Silicone polymers may be produced in a variety of forms including oil, gels, or elastomers (rubber). The physical state is determined by the degree of chemical cross-linking. Cross-linking occurs between vinyl and hydrogen groups on silicon atoms. Silicone oils are straight chains of PDMS without cross-linking and are insoluble in water. PDMS will remain in liquid form indefinitely. Silicone gels consist of cross-linked (of various degree) PDMS chains together with variable amounts of PDMS liquid. It is important to keep in mind that the majority of silicone gel is silicone oil within the confines set by the PDMS gel matrix. The ratio of silicone liquid to gel is controlled by manufactures to control the viscosity of the gel. Elastomers of silicone have high degrees of cross-linking and almost no PDMS oil. Breast implant shells, both silicone and saline filled, consist of a vulcanized silicone elastomer that is reinforced with silica for increased strength.1 In an effort to reduce gel bleed from silicone filled devices, phenyl or triflouropropyl groups are bonded to the shell to decrease the shell permeability to PDMS oil.2,3 These "low bleed" implant shells with "barrier coating" are characteristic of current 3rd ,4th and 5th generation implants (discussed later).
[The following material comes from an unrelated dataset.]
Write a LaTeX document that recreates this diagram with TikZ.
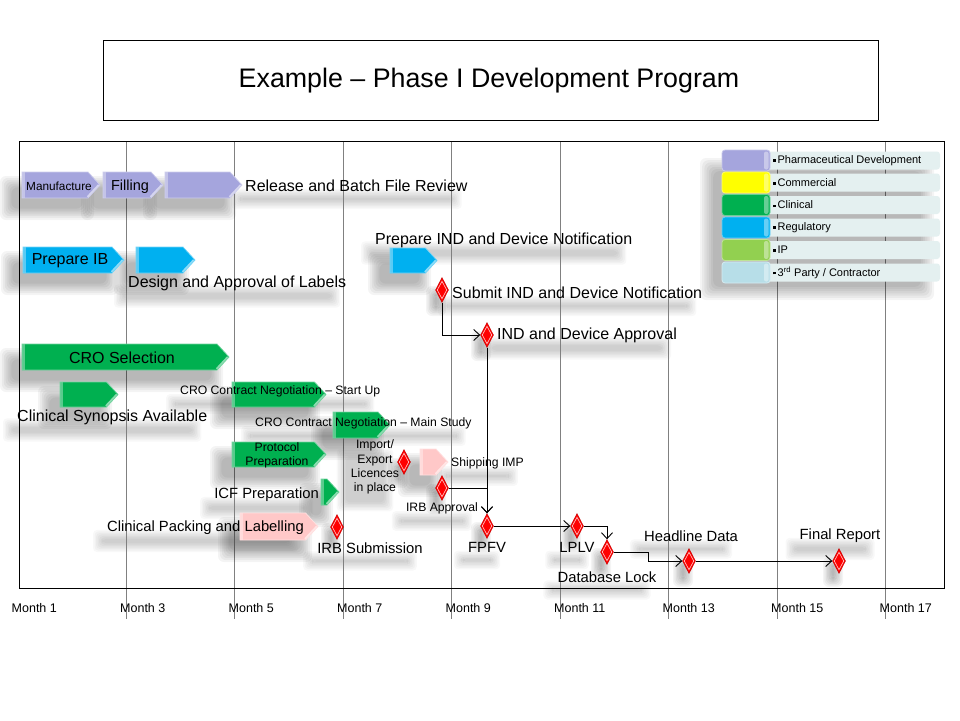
\documentclass[tikz,border=0pt]{standalone}
\usepackage{fontspec}
\setmainfont{Liberation Sans}
\usetikzlibrary{shapes.geometric,arrows.meta,calc}

\definecolor{lav}{RGB}{165,165,221}
\definecolor{grn}{RGB}{0,176,80}
\definecolor{cyn}{RGB}{0,176,240}
\definecolor{pnk}{RGB}{255,200,200}
\definecolor{ylw}{RGB}{255,255,0}
\definecolor{lgr}{RGB}{146,208,80}
\definecolor{lbb}{RGB}{183,222,232}
\definecolor{band}{RGB}{228,240,240}
\definecolor{gridc}{RGB}{128,128,128}

\pgfdeclarelayer{back}
\pgfdeclarelayer{bg}
\pgfsetlayers{back,bg,main}

\tikzset{
 gridline/.style={gridc, line width=0.9pt},
 frameline/.style={black, line width=1pt},
 biglbl/.style={inner sep=0, font=\fontsize{16}{18}\selectfont},
 midlbl/.style={inner sep=0, font=\fontsize{14.8}{16}\selectfont},
 smllbl/.style={inner sep=0, font=\fontsize{12.2}{14.3}\selectfont, align=center},
 monthlbl/.style={inner sep=0, anchor=west, font=\fontsize{12.5}{14}\selectfont},
 legtxt/.style={inner sep=0, anchor=west, font=\fontsize{11}{12}\selectfont},
 ms/.style={diamond, aspect=0.5, minimum width=13pt, minimum height=25pt, inner sep=0,
   fill=red, draw=red!75!black, line width=0.4pt},
 conn/.style={black, line width=0.9pt, -{Straight Barb[length=6pt,width=11pt]}},
 shadlayer/.style={black, opacity=0.045},
 txtshadlayer/.style={black, opacity=0.028},
}

% soft shadow: x1, y1, x2, y2 (outer extent), step
\newcommand\softshadow[5]{%
 \foreach \s in {0,...,6} {
   \fill[shadlayer, rounded corners=6pt] ({#1+#5*\s},{#2+#5*\s}) rectangle ({#3-#5*\s},{#4-#5*\s});
 }%
}
% chevron: name, x1, x2, ytop, ybot, colour
\newcommand\chev[6]{%
 \pgfmathsetmacro\chvtip{#3-0.46*(#5-#4)}%
 \pgfmathsetmacro\chvmid{(#4+#5)/2}%
 \fill[#6] (#2,#4) -- (\chvtip,#4) -- (#3,\chvmid) -- (\chvtip,#5) -- (#2,#5) -- cycle;
 \fill[white, opacity=.35] (#2,#4) rectangle ({#2+2.5},#5);
 \draw[white, opacity=.55, line width=2pt] ({#3-1.2},\chvmid) -- ({\chvtip-0.5},{#5-1});
 \draw[#6!55!white, line width=.7pt] (#2,#4) -- (\chvtip,#4) -- (#3,\chvmid) -- (\chvtip,#5) -- (#2,#5) -- cycle;
 \coordinate (#1) at ({(#2+#3)/2},\chvmid);
}
\newcommand\chevshadow[4]{% x1 x2 ytop ybot
 \softshadow{#1-22}{#3+4}{#2-6}{#4+22}{1.9}%
}
% milestone diamond: name, x, y
\newcommand\mstone[3]{%
 \node[ms] (#1) at (#2,#3) {};
 \draw[white, opacity=.8, line width=.6pt] ($(#1.north)+(0,4)$) -- ($(#1.east)+(-2,0)$) -- ($(#1.south)+(0,-4)$) -- ($(#1.west)+(2,0)$) -- cycle;
}
% legend entry: name, y centre, colour, text
\newcommand\legrow[4]{%
 \fill[band, rounded corners=3pt] (766,{#2-9}) rectangle (940,{#2+9});
 \path[fill=#3, draw=#3!60!white, line width=.8pt, rounded corners=3pt] (722,{#2-10.5}) rectangle (770,{#2+10.5});
 \fill[white, opacity=.4, rounded corners=2pt] (764,{#2-9}) rectangle (768.5,{#2+9});
 \node[legtxt] (#1) at (773,#2) {\rule[0.3ex]{2.6pt}{2.6pt}\,#4};
}

\begin{document}
\begin{tikzpicture}[x=1pt,y=-1pt]
\useasboundingbox (0,0) rectangle (960,720);
\begin{pgfonlayer}{back}
\fill[white] (0,0) rectangle (960,720);
\end{pgfonlayer}

% title
\node[draw=black, line width=1pt, minimum width=775pt, minimum height=80pt, inner sep=0] (title) at (490.5,80) {};
\node[inner sep=0, font=\fontsize{26.8}{30}\selectfont] (titletext) at (489,81) {Example -- Phase I Development Program};

% grid lines
\foreach \i in {1,...,8} {
  \draw[gridline] ({17.5+108.5*\i},141) -- ({17.5+108.5*\i},619);
}
% frame
\draw[frameline] (19,141) rectangle (944,588);

% month labels
\foreach \m [count=\k from 0] in {1,3,5,7,9,11,13,15,17} {
  \node[monthlbl] (mon\m) at ({11.5+108.5*\k},608) {Month \m};
}

% shadows
\softshadow{700}{158}{934}{300}{2.2}
\chevshadow{22}{100}{172}{198}
\chevshadow{103}{163}{172}{198}
\chevshadow{165}{242}{172}{198}
\chevshadow{23}{124}{247}{273}
\chevshadow{136}{195}{247}{273}
\chevshadow{390}{437}{248}{273}
\chevshadow{22}{229}{344}{370}
\chevshadow{60}{118}{382}{407}
\chevshadow{232}{326}{382}{407}
\chevshadow{333}{390}{412}{438}
\chevshadow{232}{326}{442}{467}
\chevshadow{321}{339}{479}{505}
\chevshadow{240}{318}{513}{540}
\chevshadow{420}{448}{449}{475}
\foreach \dx/\dy in {442/290,487/335,337/527,404/462,442/488,487/526,577/526,607/552,689/561,839/561} {
  \softshadow{\dx-16}{\dy-4}{\dx+4}{\dy+26}{1.4}
}

% legend
\legrow{lg1}{160.5}{lav}{Pharmaceutical Development}
\legrow{lg2}{182.5}{ylw}{Commercial}
\legrow{lg3}{205}{grn}{Clinical}
\legrow{lg4}{227.5}{cyn}{Regulatory}
\legrow{lg5}{250}{lgr}{IP}
\legrow{lg6}{272.5}{lbb}{3\textsuperscript{rd} Party / Contractor}

% chevrons
\chev{man}{22}{100}{172}{198}{lav}
\chev{fil}{103}{163}{172}{198}{lav}
\chev{rel}{165}{242}{172}{198}{lav}
\chev{pib}{23}{124}{247}{273}{cyn}
\chev{des}{136}{195}{247}{273}{cyn}
\chev{pind}{390}{437}{248}{273}{cyn}
\chev{cro}{22}{229}{344}{370}{grn}
\chev{syn}{60}{118}{382}{407}{grn}
\chev{cstart}{232}{326}{382}{407}{grn}
\chev{cmain}{333}{390}{412}{438}{grn}
\chev{prot}{232}{326}{442}{467}{grn}
\chev{icf}{321}{339}{479}{505}{grn}
\chev{cpl}{240}{318}{513}{540}{pnk}
\chev{ship}{420}{448}{449}{475}{pnk}

% milestones
\mstone{submit}{442}{290}
\mstone{appr}{487}{335}
\mstone{irbsub}{337}{527}
\mstone{imp}{404}{462}
\mstone{irbapp}{442}{488}
\mstone{fpfv}{487}{526}
\mstone{lplv}{577}{526}
\mstone{dbl}{607}{552}
\mstone{head}{689}{561}
\mstone{final}{839}{561}

% connectors
\draw[conn] (submit.south) |- (appr.west);
\draw[conn] (appr.south) -- (fpfv.north);
\draw[conn] (irbapp.east) -| (fpfv.north);
\draw[conn] (fpfv.east) -- (lplv.west);
\draw[conn] (lplv.east) -| (dbl.north);
\coordinate (dhmid) at ($(dbl.east)!.5!(head.west)$);
\draw[conn] (dbl.east) -| (dhmid) |- (head.west);
\draw[conn] (head.east) -- (final.west);

% labels
\node[inner sep=0, font=\fontsize{11.8}{13}\selectfont] (tman) at (59,186) {Manufacture};
\node[inner sep=0, font=\fontsize{14.5}{16}\selectfont] (tfil) at (130,186.5) {Filling};
\node[biglbl, anchor=west] (trel) at (245,186) {Release and Batch File Review};
\node[biglbl] (tpib) at (70,261) {Prepare IB};
\node[biglbl, anchor=west] (tdes) at (128,283) {Design and Approval of Labels};
\node[biglbl, anchor=west] (tpind) at (375,240) {Prepare IND and Device Notification};
\node[biglbl, anchor=west] (tsub) at (452,293) {Submit IND and Device Notification};
\node[biglbl, anchor=west] (tappr) at (497,335) {IND and Device Approval};
\node[biglbl] (tcro) at (122,358) {CRO Selection};
\node[biglbl, anchor=west] (tsyn) at (17,417) {Clinical Synopsis Available};
\node[smllbl, anchor=west] (tcstart) at (180,391) {CRO Contract Negotiation -- Start Up};
\node[smllbl, anchor=west] (tcmain) at (255,423) {CRO Contract Negotiation -- Main Study};
\node[smllbl] (tprot) at (277,455) {Protocol\\Preparation};
\node[midlbl, anchor=east] (ticf) at (319,495) {ICF Preparation};
\node[midlbl, anchor=west] (tcpl) at (107,528) {Clinical Packing and Labelling};
\node[midlbl] (tirbsub) at (370,548) {IRB Submission};
\node[smllbl] (timp) at (375,467) {Import/\\Export\\Licences\\in place};
\node[smllbl, anchor=west] (tship) at (451,463) {Shipping IMP};
\node[smllbl] (tirbapp) at (442,508) {IRB Approval};
\node[midlbl] (tfpfv) at (487,547) {FPFV};
\node[midlbl] (tlplv) at (577,547) {LPLV};
\node[midlbl] (tdbl) at (607,577) {Database Lock};
\node[midlbl] (thead) at (691,536) {Headline Data};
\node[midlbl] (tfinal) at (840,536) {Final Report};

% faint text shadows
\begin{pgfonlayer}{bg}
\foreach \n in {trel,tdes,tpind,tsub,tappr,tsyn,tcstart,tcmain,ticf,tcpl,tirbsub,timp,tship,tirbapp,tfpfv,tlplv,tdbl,thead,tfinal} {
  \foreach \s in {0,...,6} {
    \fill[txtshadlayer, rounded corners=4pt] ($(\n.north west)+({-14+1.5*\s},{9+1.5*\s})$) rectangle ($(\n.south east)+({-6-1.5*\s},{17-1.5*\s})$);
  }
}
\end{pgfonlayer}
\end{tikzpicture}
\end{document}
Manufacturing and Materials

Prior to the development of prosthetic breast implants numerous materials were trialed for the purpose of augmenting the female breast. Up until the 1950's materials included autogenous fat and dermal grafts, fat injections, paraffin injections, insertion of glass balls, ivory, rubber, and terylene wool.4,5 These materials frequently led to infection, tissue necrosis and firmness of the breast. The autogenous materials were uniformily troubled by resorption. The 1950-1960's saw the use of many other products. Free injections of hydrocarbons, petroleum jelly, silicone oils, vegetable oils and bees wax were tried and led to many problems including infection, granulomas, fistulas and breast firmness.4,5 During this same time many different types of sponges were developed hoping that soft tissue ingrowth would improve the biocompatibility of these products. Polyvinyl and polyether were the most common sponge materials (figure 2) others included silastic and Teflon. Unfortunately these products were complicated by many of the same problems and were discontinued.

The development of the silicone gel prosthesis in 1962 marked a very important new era in breast surgery. Since Cronin and Gerow6 first reported its use very few other materials have been used for breast augmentation. This is partly due to the success of silicone devices and also by the subsequent FDA regulation of medical devices that was started shortly after the development of silicone gel devices.
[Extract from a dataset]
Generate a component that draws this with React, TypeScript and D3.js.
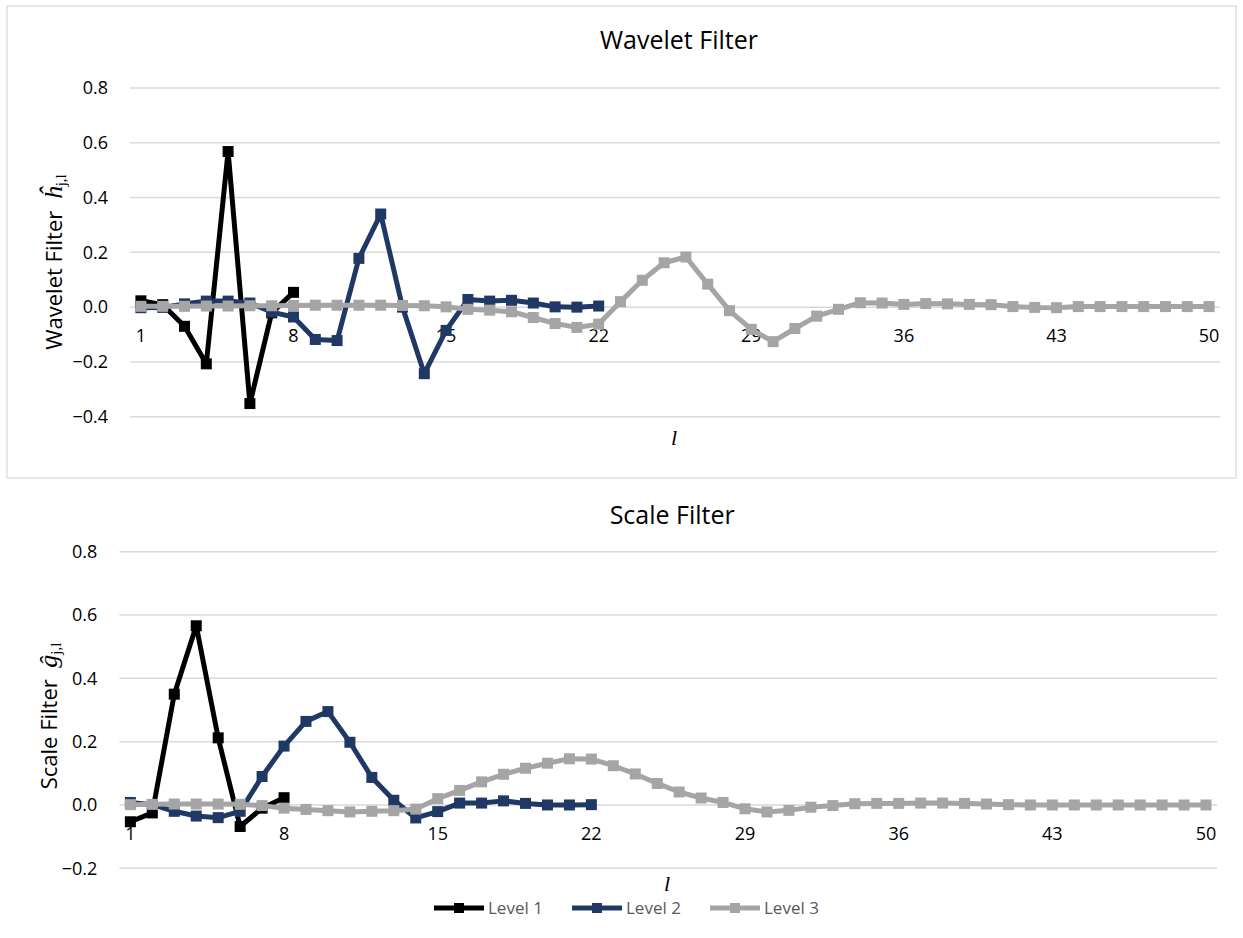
import React from 'react';
import * as d3 from 'd3';

// lag index l = 1..50
const lags = d3.range(1, 51);
const tickLags = [1, 8, 15, 22, 29, 36, 43, 50];

// wavelet filter h_{j,l}
const waveletLevel1 = [0.023, 0.009, -0.07, -0.207, 0.568, -0.352, -0.021, 0.054];
const waveletLevel2 = [
  -0.002, -0.001, 0.012, 0.022, 0.022, 0.015, -0.018, -0.036, -0.118, -0.122, 0.178,
  0.34, 0.0, -0.243, -0.085, 0.028, 0.022, 0.025, 0.015, 0.001, 0.0, 0.004,
];
const waveletLevel3 = [
  0.003, 0.003, 0.003, 0.004, 0.004, 0.005, 0.005, 0.006, 0.007, 0.007,
  0.007, 0.007, 0.006, 0.005, 0.001, -0.008, -0.011, -0.017, -0.038, -0.06,
  -0.074, -0.062, 0.02, 0.098, 0.162, 0.183, 0.084, -0.013, -0.081, -0.126,
  -0.078, -0.033, -0.008, 0.016, 0.015, 0.01, 0.013, 0.012, 0.01, 0.009,
  0.002, -0.001, -0.002, 0.002, 0.002, 0.002, 0.002, 0.002, 0.002, 0.002,
];

// scale filter g_{j,l}
const scaleLevel1 = [-0.053, -0.025, 0.35, 0.566, 0.212, -0.068, -0.01, 0.023];
const scaleLevel2 = [
  0.008, 0.001, -0.02, -0.035, -0.04, -0.02, 0.09, 0.186, 0.264, 0.295, 0.198,
  0.087, 0.015, -0.041, -0.021, 0.006, 0.006, 0.013, 0.005, 0.0, 0.0, 0.001,
];
const scaleLevel3 = [
  0.001, 0.002, 0.003, 0.003, 0.003, 0.002, -0.002, -0.01, -0.014, -0.018,
  -0.022, -0.02, -0.018, -0.013, 0.02, 0.046, 0.073, 0.097, 0.116, 0.132,
  0.146, 0.145, 0.124, 0.098, 0.068, 0.041, 0.022, 0.008, -0.012, -0.022,
  -0.017, -0.007, -0.002, 0.004, 0.005, 0.005, 0.006, 0.006, 0.005, 0.003,
  0.001, 0.0, 0.0, 0.0, 0.0, 0.0, 0.0, 0.0, 0.0, 0.0,
];

const levelNames = ['Level 1', 'Level 2', 'Level 3'];
const levelColors = ['#000000', '#203864', '#a5a5a5'];

const sans = '"Open Sans", "Noto Sans", sans-serif';
const serif = '"Liberation Serif", "DejaVu Serif", serif';
const fmt = (v: number) => (v < 0 ? '\u2212' : '') + Math.abs(v).toFixed(1);

interface PanelProps {
  title: string;
  titleY: number;
  axisLabel: string;
  symbol: string;
  labelX: number;
  labelY: number;
  series: number[][];
  yTicks: number[];
  left: number;
  right: number;
  top: number;
  bottom: number;
  lX: number;
  lY: number;
}

const Panel: React.FC<PanelProps> = (p) => {
  const x = d3.scaleBand<number>().domain(lags).range([p.left, p.right]);
  const y = d3
    .scaleLinear()
    .domain([p.yTicks[0], p.yTicks[p.yTicks.length - 1]])
    .range([p.bottom, p.top]);
  const cx = (l: number) => (x(l) || 0) + x.bandwidth() / 2;
  const line = d3
    .line<number>()
    .x((_, i) => cx(i + 1))
    .y((d) => y(d));
  const ms = 11;

  return (
    <g>
      <text x={(p.left + p.right) / 2 + 4} y={p.titleY} textAnchor="middle" fontFamily={sans} fontSize={25} fill="#000">
        {p.title}
      </text>
      {p.yTicks.map((t) => (
        <g key={t}>
          <line x1={p.left} x2={p.right} y1={y(t)} y2={y(t)} stroke="#d9d9d9" strokeWidth={1.5} />
          <text x={p.left - 22} y={y(t)} dy="0.35em" textAnchor="end" fontFamily={sans} fontSize={18} fill="#000">
            {fmt(t)}
          </text>
        </g>
      ))}
      {tickLags.map((l) => (
        <text key={l} x={cx(l)} y={y(0) + 35} textAnchor="middle" fontFamily={sans} fontSize={18} fill="#000">
          {l}
        </text>
      ))}
      {p.series.map((s, k) => (
        <g key={k}>
          <path d={line(s) || ''} fill="none" stroke={levelColors[k]} strokeWidth={5} strokeLinejoin="round" />
          {s.map((v, i) => (
            <rect key={i} x={cx(i + 1) - ms / 2} y={y(v) - ms / 2} width={ms} height={ms} fill={levelColors[k]} />
          ))}
        </g>
      ))}
      <text
        transform={`translate(${p.labelX},${p.labelY}) rotate(-90)`}
        textAnchor="middle"
        fontFamily={sans}
        fontSize={22}
        fill="#000"
      >
        <tspan>{p.axisLabel + '\u00a0\u00a0'}</tspan>
        <tspan fontFamily={serif} fontStyle="italic" fontSize={26}>{p.symbol}</tspan>
        <tspan fontFamily={serif} fontSize={15} dy={4}>j,l</tspan>
      </text>
      <text x={p.lX} y={p.lY} textAnchor="middle" fontFamily={serif} fontStyle="italic" fontSize={22} fill="#000">
        l
      </text>
    </g>
  );
};

const legendX = [434, 572, 710];

const App: React.FC = () => {
  return (
    <div style={{ position: 'absolute', left: 0, top: 0 }}>
      <svg width={1243} height={938} style={{ display: 'block', background: '#fff' }}>
        <rect x={7} y={6} width={1229} height={472} fill="none" stroke="#d9d9d9" strokeWidth={1.2} />
        <Panel
          title="Wavelet Filter"
          titleY={49}
          axisLabel="Wavelet Filter"
          symbol={'\u0125'}
          labelX={62}
          labelY={262}
          series={[waveletLevel1, waveletLevel2, waveletLevel3]}
          yTicks={[-0.4, -0.2, 0, 0.2, 0.4, 0.6, 0.8]}
          left={130}
          right={1220}
          top={88}
          bottom={416.7}
          lX={674}
          lY={445}
        />
        <Panel
          title="Scale Filter"
          titleY={524}
          axisLabel="Scale Filter"
          symbol={'\u011d'}
          labelX={57}
          labelY={716}
          series={[scaleLevel1, scaleLevel2, scaleLevel3]}
          yTicks={[-0.2, 0, 0.2, 0.4, 0.6, 0.8]}
          left={119.4}
          right={1217}
          top={551.7}
          bottom={868.3}
          lX={667}
          lY={891}
        />
        {levelNames.map((name, k) => (
          <g key={name} transform={`translate(${legendX[k]},908)`}>
            <line x1={0} x2={50} y1={0} y2={0} stroke={levelColors[k]} strokeWidth={5} />
            <rect x={20} y={-5} width={10} height={10} fill={levelColors[k]} />
            <text x={54} y={0} dy="0.35em" fontFamily={sans} fontSize={17} fill="#595959">
              {name}
            </text>
          </g>
        ))}
      </svg>
    </div>
  );
};

export default App;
Fewer materials has not equated to fewer devices. It has been reported that more than 200 different types of silicone breast implants and expanders have been manufactured in the United States.7 Since the original Silastic gel implant was produced many modifications have been made to the design of these devices. The evolution in design and manufacturing of breast implants has focused on four major areas: characteristics of the shell, characteristics of the filler, shape, and surface configuration.

Any device can be expected to perform different from its counterparts based on its physical and structural properties, and therefore presents a significant challenge when we attempt to retrospectively review the outcomes of breast implant surgery over the last 40 years. To assist in this review, attempt has been made to classify breast implants into generations based on the time period of their development.8-11 This classification system recognizes the evolution and variations in the design that have occurred over time; however, it does not provide the ability to compare outcomes of breast implant surgery based on the time period the surgery was performed. Large overlaps of the periods of manufacturing of a particular device and the continued clinical use of those devices into the period of the next generation of manufacturing prevents this concept from having clinical applicability.